Water on Mars May Be Lying Underneath the Surface

For as long as we can remember Mars has always been the “red” planet. The red dirt and rock that makes up the planet’s surface have always given desert wasteland vibes. But scientists believe Mars was once brimming with water and now they may know where it all went.

Images of Mars tell us that it was once home to ancient rivers, oceans and lakes. For years, the theory has been that Mars’ atmosphere was lost to space, turning it into the inhabitable desert planet it is now. As the atmosphere dissipated, so did the planet’s water. But new research has arrived to challenge that theory.

Mars’ water is still there

A team of researchers from Caltech and JPL published a new study in the Science journal this week. Their research found that around 4 billion years ago, Mars held enough water to cover the entire planet in an ocean of around 100-1500 meters deep. So where did this huge amount of water go?

The paper posits that this amount of water couldn’t have disappeared solely through atmospheric escape. Instead, it could be trapped in the planet’s crust.

Using data from Mars orbiters and rovers, the team looked into the ratio of deuterium to hydrogen (D/H). They also considered the quantity of water on Mars in all possible forms, including vapour, liquid and ice, along with the planet’s current atmosphere.

Given the D/H readings in Mars’ atmosphere, it doesn’t seem feasible that atmospheric escape could be the sole reason for the loss of water on the planet. But it could be explained with dual reasoning — water is both escaping into the atmosphere and is trapped within the planet’s surface.

“Atmospheric escape clearly had a role in water loss, but findings from the last decade of Mars missions have pointed to the fact that there was this huge reservoir of ancient hydrated minerals whose formation certainly decreased water availability over time,” Bethany Ehlmann, one of the authors of the paper, said in a statement to Caltech.

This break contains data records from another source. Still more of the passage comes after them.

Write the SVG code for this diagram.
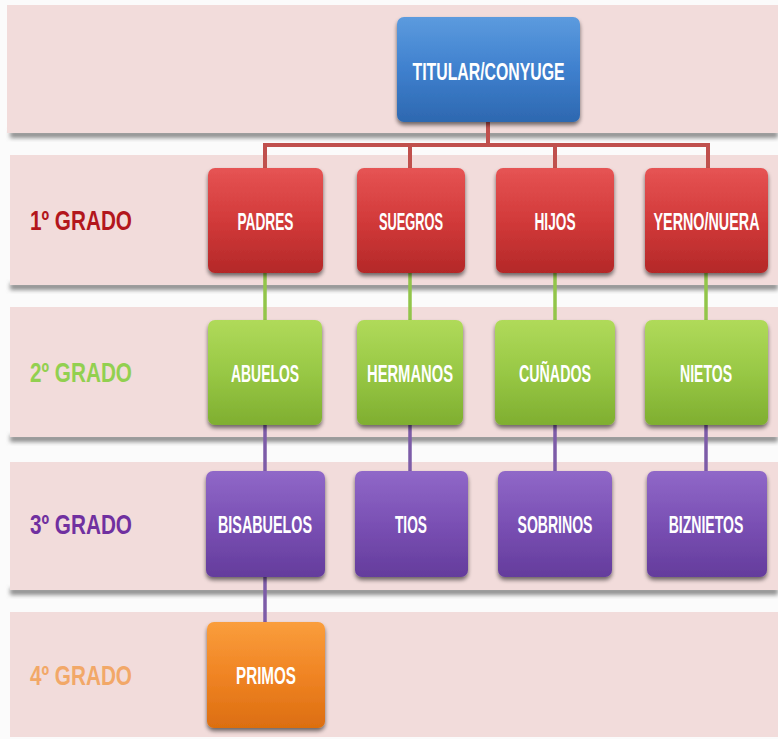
<svg xmlns="http://www.w3.org/2000/svg" width="778" height="739" viewBox="0 0 778 739">
<defs>
<style>
.band{fill:#F2DCDB;}
.bshadow{fill:#8f8f8f;filter:url(#blur);}
.node text{font-family:"Liberation Sans",Arial,sans-serif;font-weight:bold;font-size:24px;fill:#ffffff;text-anchor:middle;}
.lbl{font-family:"Liberation Sans",Arial,sans-serif;font-weight:bold;font-size:28px;}
.box{filter:url(#shadow);}
.cr{stroke:#C0504D;stroke-width:4;fill:none;}
.cg{stroke:#92C54A;stroke-width:3.5;fill:none;}
.cp{stroke:#7D5CA8;stroke-width:3.5;fill:none;}
</style>
<filter id="blur" x="-5%" y="-50%" width="110%" height="200%"><feGaussianBlur stdDeviation="2"/></filter>
<filter id="shadow" x="-10%" y="-10%" width="120%" height="130%">
<feGaussianBlur in="SourceAlpha" stdDeviation="2"/>
<feOffset dx="0" dy="3" result="b"/>
<feComponentTransfer><feFuncA type="linear" slope="0.55"/></feComponentTransfer>
<feMerge><feMergeNode/><feMergeNode in="SourceGraphic"/></feMerge>
</filter>
<linearGradient id="gBlue" x1="0" y1="0" x2="0" y2="1"><stop offset="0" stop-color="#5C9BDE"/><stop offset="0.5" stop-color="#3F80CE"/><stop offset="1" stop-color="#2D68B0"/></linearGradient>
<linearGradient id="gRed" x1="0" y1="0" x2="0" y2="1"><stop offset="0" stop-color="#E65454"/><stop offset="0.5" stop-color="#D23A3A"/><stop offset="1" stop-color="#B42828"/></linearGradient>
<linearGradient id="gGreen" x1="0" y1="0" x2="0" y2="1"><stop offset="0" stop-color="#B0DA5A"/><stop offset="0.5" stop-color="#98C845"/><stop offset="1" stop-color="#7FAE30"/></linearGradient>
<linearGradient id="gPurple" x1="0" y1="0" x2="0" y2="1"><stop offset="0" stop-color="#9068C8"/><stop offset="0.5" stop-color="#7A50B4"/><stop offset="1" stop-color="#643C9C"/></linearGradient>
<linearGradient id="gOrange" x1="0" y1="0" x2="0" y2="1"><stop offset="0" stop-color="#FA9E3C"/><stop offset="0.5" stop-color="#F08424"/><stop offset="1" stop-color="#DC6E10"/></linearGradient>
</defs>
<rect width="778" height="739" fill="#FBFBFB"/>
<g id="bands">
<rect class="bshadow" x="10" y="131" width="768" height="7"/>
<rect class="band" x="7" y="5" width="771" height="128"/>
<rect class="bshadow" x="10" y="283" width="768" height="7"/>
<rect class="band" x="10" y="155" width="768" height="130"/>
<rect class="bshadow" x="10" y="435" width="768" height="7"/>
<rect class="band" x="10" y="307" width="768" height="130"/>
<rect class="bshadow" x="10" y="588" width="768" height="7"/>
<rect class="band" x="10" y="462" width="768" height="128"/>
<rect class="band" x="10" y="612" width="768" height="125"/>
</g>
<g id="labels">
<text class="lbl" x="30" y="230" textLength="102" lengthAdjust="spacingAndGlyphs" fill="#B3161C">1º GRADO</text>
<text class="lbl" x="30" y="382" textLength="102" lengthAdjust="spacingAndGlyphs" fill="#92D050">2º GRADO</text>
<text class="lbl" x="30" y="534" textLength="102" lengthAdjust="spacingAndGlyphs" fill="#7030A0">3º GRADO</text>
<text class="lbl" x="30" y="685" textLength="102" lengthAdjust="spacingAndGlyphs" fill="#F2A868">4º GRADO</text>
</g>
<g id="connectors">
<path class="cr" d="M488 122 V145 M265 168 V145 H708 V168 M410 145 V168 M555 145 V168"/>
<path class="cg" d="M265 273 V320 M410 273 V320 M555 273 V320 M706 273 V320"/>
<path class="cp" d="M265 425 V471 M410 425 V471 M555 425 V471 M706 425 V471 M265 577 V622"/>
</g>
<g id="titular" class="node"><rect class="box" x="397" y="17" width="183" height="105" rx="7" fill="url(#gBlue)"/><text x="488.5" y="80" font-size="28" textLength="152" lengthAdjust="spacingAndGlyphs">TITULAR/CONYUGE</text></g>
<g id="padres" class="node"><rect class="box" x="208" y="168" width="115" height="105" rx="7" fill="url(#gRed)"/><text x="265.5" y="230" textLength="56" lengthAdjust="spacingAndGlyphs">PADRES</text></g>
<g id="suegros" class="node"><rect class="box" x="357" y="168" width="108" height="105" rx="7" fill="url(#gRed)"/><text x="411" y="230" textLength="64" lengthAdjust="spacingAndGlyphs">SUEGROS</text></g>
<g id="hijos" class="node"><rect class="box" x="496" y="168" width="118" height="105" rx="7" fill="url(#gRed)"/><text x="555" y="230" textLength="41" lengthAdjust="spacingAndGlyphs">HIJOS</text></g>
<g id="yerno" class="node"><rect class="box" x="645" y="168" width="123" height="105" rx="7" fill="url(#gRed)"/><text transform="translate(706.5 230) scale(0.598 1)" x="0" y="0">YERNO/NUERA</text></g>
<g id="abuelos" class="node"><rect class="box" x="208" y="320" width="114" height="105" rx="7" fill="url(#gGreen)"/><text x="265" y="382" textLength="68" lengthAdjust="spacingAndGlyphs">ABUELOS</text></g>
<g id="hermanos" class="node"><rect class="box" x="357" y="320" width="106" height="105" rx="7" fill="url(#gGreen)"/><text x="410" y="382" textLength="86" lengthAdjust="spacingAndGlyphs">HERMANOS</text></g>
<g id="cunados" class="node"><rect class="box" x="495" y="320" width="120" height="105" rx="7" fill="url(#gGreen)"/><text x="555" y="382" textLength="72" lengthAdjust="spacingAndGlyphs">CUÑADOS</text></g>
<g id="nietos" class="node"><rect class="box" x="645" y="320" width="123" height="105" rx="7" fill="url(#gGreen)"/><text x="706" y="382" textLength="52" lengthAdjust="spacingAndGlyphs">NIETOS</text></g>
<g id="bisabuelos" class="node"><rect class="box" x="206" y="471" width="119" height="106" rx="7" fill="url(#gPurple)"/><text x="265" y="533" textLength="94" lengthAdjust="spacingAndGlyphs">BISABUELOS</text></g>
<g id="tios" class="node"><rect class="box" x="355" y="471" width="113" height="106" rx="7" fill="url(#gPurple)"/><text x="411" y="533" textLength="32" lengthAdjust="spacingAndGlyphs">TIOS</text></g>
<g id="sobrinos" class="node"><rect class="box" x="498" y="471" width="114" height="106" rx="7" fill="url(#gPurple)"/><text x="555" y="533" textLength="75" lengthAdjust="spacingAndGlyphs">SOBRINOS</text></g>
<g id="biznietos" class="node"><rect class="box" x="647" y="471" width="120" height="106" rx="7" fill="url(#gPurple)"/><text transform="translate(706 533) scale(0.586 1)" x="0" y="0">BIZNIETOS</text></g>
<g id="primos" class="node"><rect class="box" x="207" y="622" width="118" height="106" rx="7" fill="url(#gOrange)"/><text x="266" y="684" textLength="60" lengthAdjust="spacingAndGlyphs">PRIMOS</text></g>
</svg>
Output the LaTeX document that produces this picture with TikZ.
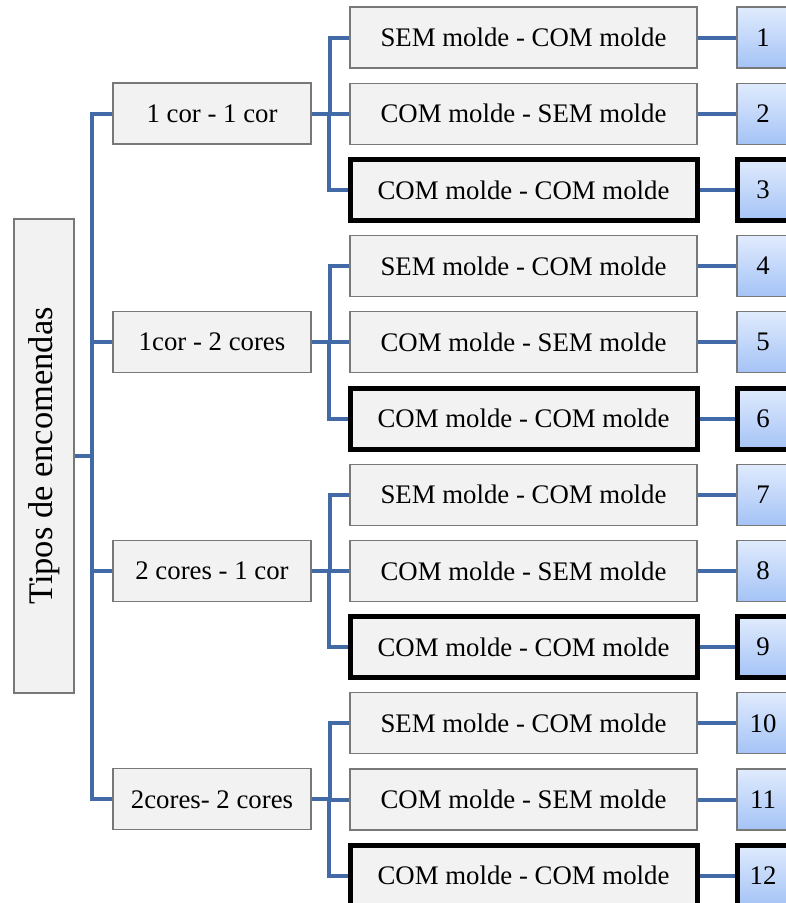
\documentclass[tikz,border=0pt]{standalone}
\usepackage{fontspec}
\setmainfont{Liberation Serif}
\usetikzlibrary{positioning}

\definecolor{linkblue}{RGB}{66,106,166}
\definecolor{boxgray}{RGB}{242,242,242}
\definecolor{edgegray}{RGB}{120,120,120}
\definecolor{numtop}{RGB}{224,235,253}
\definecolor{numbot}{RGB}{164,195,246}

\tikzset{
  link/.style = {draw=linkblue, line width=4pt},
  graybox/.style = {draw=edgegray, line width=1.2pt, fill=boxgray,
    font=\fontsize{26.8pt}{30pt}\selectfont, inner sep=0pt},
  rootbox/.style = {graybox, minimum width=60pt, minimum height=474pt,
    font=\fontsize{34.5pt}{38pt}\selectfont},
  pairbox/.style = {graybox, minimum width=198pt, minimum height=61pt},
  leafbox/.style = {graybox, minimum width=347pt, minimum height=61pt},
  numbox/.style = {graybox, top color=numtop, bottom color=numbot,
    minimum width=52pt, minimum height=61pt},
  heavy/.style = {draw=black, line width=5pt}
}

\begin{document}
\begin{tikzpicture}[x=1pt, y=-1pt]
\useasboundingbox (0,0) rectangle (786,903);

\node[rootbox] (root) at (44,456) {\rotatebox{90}{Tipos de encomendas}};

% colour pairs
\foreach \j/\txt in {1/{1 cor - 1 cor}, 2/{1cor - 2 cores},
                     3/{2 cores - 1 cor}, 4/{2cores- 2 cores}}{
  \node[pairbox] (c\j) at (212,{113.5+228.6*(\j-1)}) {\txt};
  \draw[link] (c\j.west) -- ++(-20,0) |- (root.east);
}

% mould combinations and numbers
\foreach \i in {1,...,12}{
  \pgfmathtruncatemacro{\grp}{int((\i-1)/3)+1}
  \pgfmathtruncatemacro{\pos}{mod(\i-1,3)}
  \pgfmathsetmacro{\ypos}{37.5+76.2*(\i-1)}
  \ifcase\pos
    \node[leafbox] (s\i) at (523.5,\ypos) {SEM molde - COM molde};
    \node[numbox] (n\i) at (763,\ypos) {\i};
  \or
    \node[leafbox] (s\i) at (523.5,\ypos) {COM molde - SEM molde};
    \node[numbox] (n\i) at (763,\ypos) {\i};
  \else
    \node[leafbox, heavy] (s\i) at (523.5,\ypos) {COM molde - COM molde};
    \node[numbox, heavy] (n\i) at (763,\ypos) {\i};
  \fi
  \draw[link] (s\i.west) -- ++(-19,0) |- (c\grp.east);
  \draw[link] (s\i.east) -- (n\i.west);
}
\end{tikzpicture}
\end{document}
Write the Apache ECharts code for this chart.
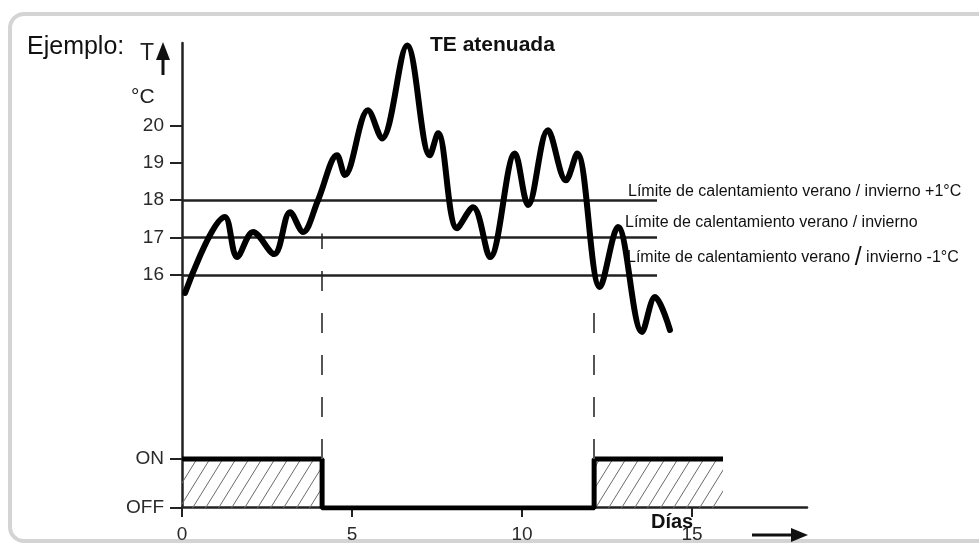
<!DOCTYPE html>
<html>
<head>
<meta charset="utf-8">
<script src="https://cdn.jsdelivr.net/npm/echarts@6/dist/echarts.min.js"></script>
<style>html,body{margin:0;padding:0;background:#fff}#c{width:979px;height:544px}</style>
</head>
<body>
<div id="c"></div>
<script>
// ---- data ----
const dayX = [0.09, 1.26, 1.62, 2.09, 2.71, 3.18, 3.56, 4.0, 4.56, 4.79, 5.47, 5.88, 6.62, 7.29, 7.53, 8.09, 8.56, 9.06, 9.79, 10.18, 10.76, 11.29, 11.62, 12.29, 12.82, 13.53, 13.91, 14.35];
const tempC = [15.52, 17.55, 16.48, 17.15, 16.56, 17.68, 17.15, 18.0, 19.2, 18.67, 20.4, 19.65, 22.13, 19.2, 19.79, 17.25, 17.81, 16.48, 19.25, 17.87, 19.87, 18.53, 19.25, 15.68, 17.28, 14.48, 15.41, 14.53];
const limitTemps = [18, 17, 16];
const limitEndDay = 13.97;
const limitLabels = [
  'Límite de calentamiento verano / invierno +1°C',
  'Límite de calentamiento verano / invierno',
  '{a|Límite de calentamiento verano }{b|/}{a| invierno -1°C}'
];
const switchDays = [0, 4.12, 12.12, 15.91];
const switchState = [1, 0, 1, 1];
const guideDays = [4.12, 12.12];
const guideTop = [5.6, 4.2];
const xTicks = [0, 5, 10, 15];
const tempTicks = [16, 17, 18, 19, 20];
const stateTicks = [0, 1];
const stateNames = ['OFF', 'ON'];

// hatch pattern
const pc = document.createElement('canvas');
pc.width = 13; pc.height = 21;
const g = pc.getContext('2d');
g.strokeStyle = '#6a6a6a'; g.lineWidth = 1;
[[-13,21,0,0],[0,21,13,0],[13,21,26,0]].forEach(l => { g.beginPath(); g.moveTo(l[0], l[1]); g.lineTo(l[2], l[3]); g.stroke(); });

const FONT = '"Liberation Sans", Arial, sans-serif';
const chart = echarts.init(document.getElementById('c'));
const gridBox = { left: 182, top: 43, width: 625, height: 465 };

chart.setOption({
  backgroundColor: '#fff',
  animation: false,
  textStyle: { fontFamily: FONT },
  grid: [Object.assign({}, gridBox), Object.assign({}, gridBox)],
  xAxis: [
    { gridIndex: 0, type: 'value', min: 0, max: 18.38,
      axisLine: { show: true, lineStyle: { color: '#222', width: 2.5 } },
      axisTick: { show: true, customValues: xTicks, length: 10, lineStyle: { color: '#222', width: 2 } },
      axisLabel: { customValues: xTicks, fontSize: 19, color: '#2a2a2a', margin: 18, fontFamily: FONT },
      splitLine: { show: false } },
    { gridIndex: 1, type: 'value', min: 0, max: 18.38, show: false }
  ],
  yAxis: [
    { gridIndex: 0, type: 'value', min: 9.8, max: 22.2,
      axisLine: { show: true, lineStyle: { color: '#222', width: 2.5 } },
      axisTick: { show: true, customValues: tempTicks, length: 12, lineStyle: { color: '#222', width: 2 } },
      axisLabel: { customValues: tempTicks, fontSize: 19, color: '#2a2a2a', margin: 18, fontFamily: FONT },
      splitLine: { show: false } },
    { gridIndex: 1, type: 'value', min: 0, max: 9.49,
      axisLine: { show: false },
      axisTick: { show: true, customValues: stateTicks, length: 12, lineStyle: { color: '#222', width: 2 } },
      axisLabel: { customValues: stateTicks, fontSize: 19, color: '#2a2a2a', margin: 18, fontFamily: FONT,
        formatter: v => stateNames[Math.round(v)] },
      splitLine: { show: false } }
  ],
  graphic: [
    { type: 'rect', z: -10, shape: { x: 10, y: 14, width: 1000, height: 527, r: 14 },
      style: { fill: 'none', stroke: '#d4d4d4', lineWidth: 4 } },
    { type: 'text', x: 27, y: 47, style: { text: 'Ejemplo:', font: '25px ' + FONT, fill: '#111', verticalAlign: 'middle' } },
    { type: 'text', x: 147, y: 54, style: { text: 'T', font: '23px ' + FONT, fill: '#222', align: 'center', verticalAlign: 'middle' } },
    { type: 'polygon', shape: { points: [[163, 42], [156, 60], [170, 60]] }, style: { fill: '#111' } },
    { type: 'rect', shape: { x: 161.5, y: 56, width: 3, height: 19 }, style: { fill: '#111' } },
    { type: 'text', x: 131, y: 97, style: { text: '°C', font: '21px ' + FONT, fill: '#222', verticalAlign: 'middle' } },
    { type: 'text', x: 430, y: 45, style: { text: 'TE atenuada', font: 'bold 21px ' + FONT, fill: '#111', verticalAlign: 'middle' } },
    { type: 'text', x: 651, y: 522, z: 10, style: { text: 'Días', font: 'bold 20px ' + FONT, fill: '#111', verticalAlign: 'middle' } },
    { type: 'rect', shape: { x: 752, y: 533.5, width: 42, height: 3 }, style: { fill: '#111' } },
    { type: 'polygon', shape: { points: [[808, 535], [791, 528], [791, 542]] }, style: { fill: '#111' } },
    { type: 'text', x: 628, y: 192, style: { text: limitLabels[0], font: '16px ' + FONT, fill: '#111', verticalAlign: 'middle' } },
    { type: 'text', x: 625, y: 223, style: { text: limitLabels[1], font: '16px ' + FONT, fill: '#111', verticalAlign: 'middle' } },
    { type: 'text', x: 627, y: 258, style: { text: limitLabels[2], fill: '#111', verticalAlign: 'middle',
      rich: { a: { fontSize: 16, fontFamily: FONT, fill: '#111' }, b: { fontSize: 25, fontFamily: FONT, fill: '#111' } } } }
  ],
  series: [
    { type: 'line', xAxisIndex: 1, yAxisIndex: 1, z: 3, silent: true,
      data: [], symbol: 'none',
      markLine: { silent: true, symbol: 'none', label: { show: false },
        lineStyle: { color: '#555', width: 2, type: [20, 22] },
        data: guideDays.map((d, i) => [{ coord: [d, 1] }, { coord: [d, guideTop[i]] }]) } },
    { type: 'line', xAxisIndex: 1, yAxisIndex: 1, z: 4, step: 'end', symbol: 'none',
      data: switchDays.map((d, i) => [d, switchState[i]]),
      lineStyle: { color: '#000', width: 5 },
      areaStyle: { color: { image: pc, repeat: 'repeat' }, opacity: 1 } },
    { type: 'line', xAxisIndex: 0, yAxisIndex: 0, z: 6, smooth: 0.35, symbol: 'none',
      data: dayX.map((d, i) => [d, tempC[i]]),
      lineStyle: { color: '#000', width: 6, join: 'round', cap: 'round' },
      markLine: { silent: true, symbol: 'none', label: { show: false },
        lineStyle: { color: '#222', width: 2.5, type: 'solid' },
        data: limitTemps.map(t => [{ coord: [0, t] }, { coord: [limitEndDay, t] }]) } }
  ]
});
</script>
</body>
</html>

As the study explains, when water meets rock a process known as chemical weathering occurs, which results in new formations such as clay. Minerals within the surface that contain water as part of their structure soak these particles up.

This is something that occurs on Earth as well. Although, this process differs slightly due to tectonic activity on Earth which continually recycles the water through our planet’s surface and back into the atmosphere.

As Mars is largely tectonically inactive, this process of chemical weathering or “drying” becomes permanent.

“All of this water was sequestered fairly early on, and then never cycled back out,” lead author Eva Scheller told Caltech.

Now that the Perseverance Rover is out there on Mars zapping rocks, there’s the opportunity to gather more evidence towards this theory. Scheller and Ehlmann will now aid NASA in its operations to bring these samples back to Earth for further study.